The Concord was "AMC's last best shot at trying to stay in the market with an American-designed car" until it was discontinued after 1983. After building over 406,000 Concords, AMC dropped the line, and made its successor the smaller front-wheel-drive Renault Alliance, a car that alienated many AMC loyalists.

The Concord was built on AMC's "junior" platform, which also served as the basis for the four-wheel-drive AMC Eagle, which according to author Don Sherman "pioneered the crossover SUV", and according to author Marty Padgett "predated a whole generation of crossover vehicles". The AMC Eagle remained in production until it was discontinued after Chrysler purchased AMC in the middle of the 1988 model year.
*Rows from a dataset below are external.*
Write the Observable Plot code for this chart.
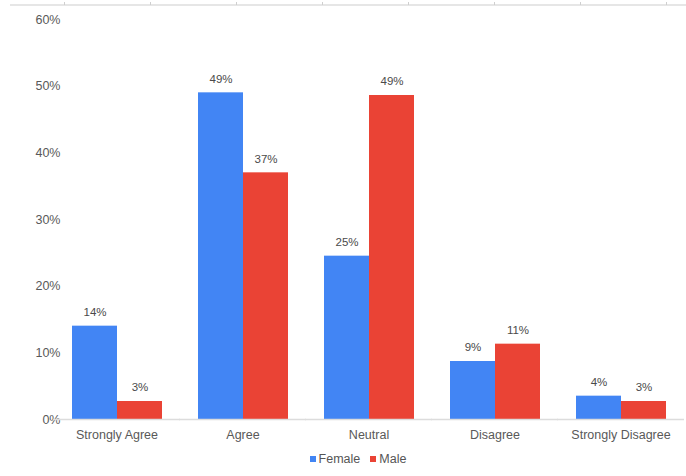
<!DOCTYPE html>
<html>
<head>
<meta charset="utf-8">
<script src="https://cdn.jsdelivr.net/npm/d3@7"></script>
<script src="https://cdn.jsdelivr.net/npm/@observablehq/plot@0.6"></script>
<style>
  html, body { margin: 0; padding: 0; background: #fff; }
  body { width: 686px; height: 476px; position: relative; overflow: hidden; font-family: "Liberation Sans", Arial, sans-serif; }
  #topline { position: absolute; left: 10px; right: 0; top: 4px; height: 2px; background: #e6e6e6; }
  #topticks { position: absolute; left: 64px; width: 610px; top: 2px; height: 3px;
    background: repeating-linear-gradient(to right, #cfcfcf 0 1px, transparent 1px 86px); }
  #chart svg { display: block; }
  #legend { display: flex; justify-content: center; align-items: center; gap: 10px; font-size: 12.5px; color: #555; height: 18px; margin-top: 0px; padding-left: 30px; }
  #legend .item { display: flex; align-items: center; gap: 3px; }
  #legend .sw { width: 6px; height: 6px; display: inline-block; }
</style>
</head>
<body>
<div id="topline"></div>
<div id="topticks"></div>
<div id="chart"></div>
<div id="legend"></div>
<script>
const categories = ["Strongly Agree", "Agree", "Neutral", "Disagree", "Strongly Disagree"];
const series = ["Female", "Male"];
const female = [14.0, 49.0, 24.5, 8.7, 3.5];
const male = [2.7, 37.0, 48.6, 11.3, 2.7];
const colors = ["#4285F4", "#EA4335"];
const yTicks = [0, 10, 20, 30, 40, 50, 60];

const data = [];
categories.forEach((c, i) => {
  data.push({category: c, gender: "Female", value: female[i]});
  data.push({category: c, gender: "Male", value: male[i]});
});

const plot = Plot.plot({
  width: 686,
  height: 450,
  marginTop: 19,
  marginBottom: 31,
  marginLeft: 52,
  marginRight: 1,
  style: {fontFamily: "'Liberation Sans', Arial, sans-serif", fontSize: "12.5px", color: "#595959", background: "#fff"},
  fx: {domain: categories, paddingInner: 0.275, paddingOuter: 0.13, label: null, axis: "bottom", tickSize: 0, tickPadding: 11},
  x: {domain: series, padding: 0, axis: null},
  y: {domain: [0, 60], ticks: yTicks, tickFormat: d => d + "%", tickSize: 0, tickPadding: 11, label: null},
  color: {domain: series, range: colors},
  marks: [
    Plot.barY(data, {fx: "category", x: "gender", y: "value", fill: "gender", inset: 0}),
    Plot.text(data, {fx: "category", x: "gender", y: "value", text: d => Math.round(d.value) + "%", dy: -14, fill: "#4a4a4a", fontSize: 11.5}),
    Plot.ruleY([0], {stroke: "#dcdcdc", strokeWidth: 1.5, insetLeft: -18, insetRight: -18})
  ]
});
document.getElementById("chart").appendChild(plot);

const legend = document.getElementById("legend");
series.forEach((s, i) => {
  const item = document.createElement("span");
  item.className = "item";
  const sw = document.createElement("span");
  sw.className = "sw";
  sw.style.background = colors[i];
  item.appendChild(sw);
  item.appendChild(document.createTextNode(s));
  legend.appendChild(item);
});
</script>
</body>
</html>
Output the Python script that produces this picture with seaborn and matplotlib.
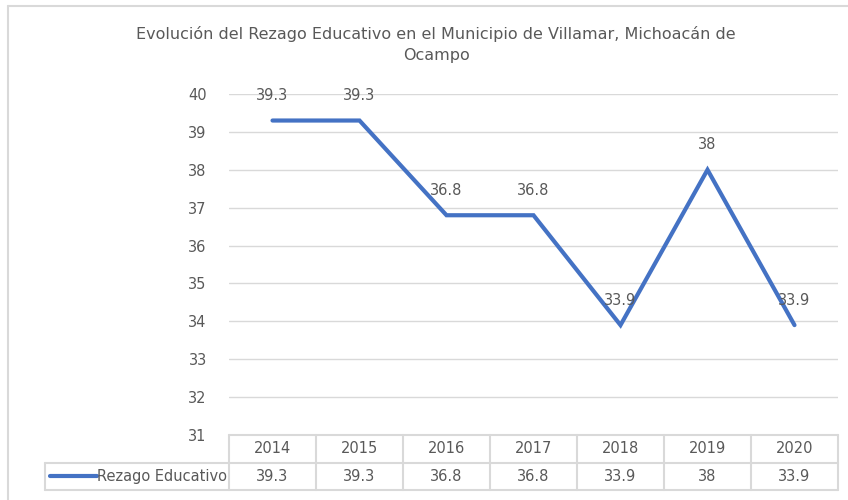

For the 1987 model year, AMC introduced the imported Medallion to replace the discontinued Concord and the similarly sized, but poor-selling Renault 18-based 18i/Sportwagon, which had been sold at AMC dealerships from 1981 until 1986. The Medallion, like its 18i/Sportwagon predecessors, also failed to sell in large numbers, and Chrysler canceled the captive imports at the end of 1989.

For the 1993 model year, Chrysler introduced the LH platform series of full-size sedans that was based on and built in the same Brampton, Ontario factory as the AMC-developed and Renault-derived Eagle Premier. Significantly larger than the AMC Concord, the flagship of the LH line for several years was similarly named, the Chrysler Concorde.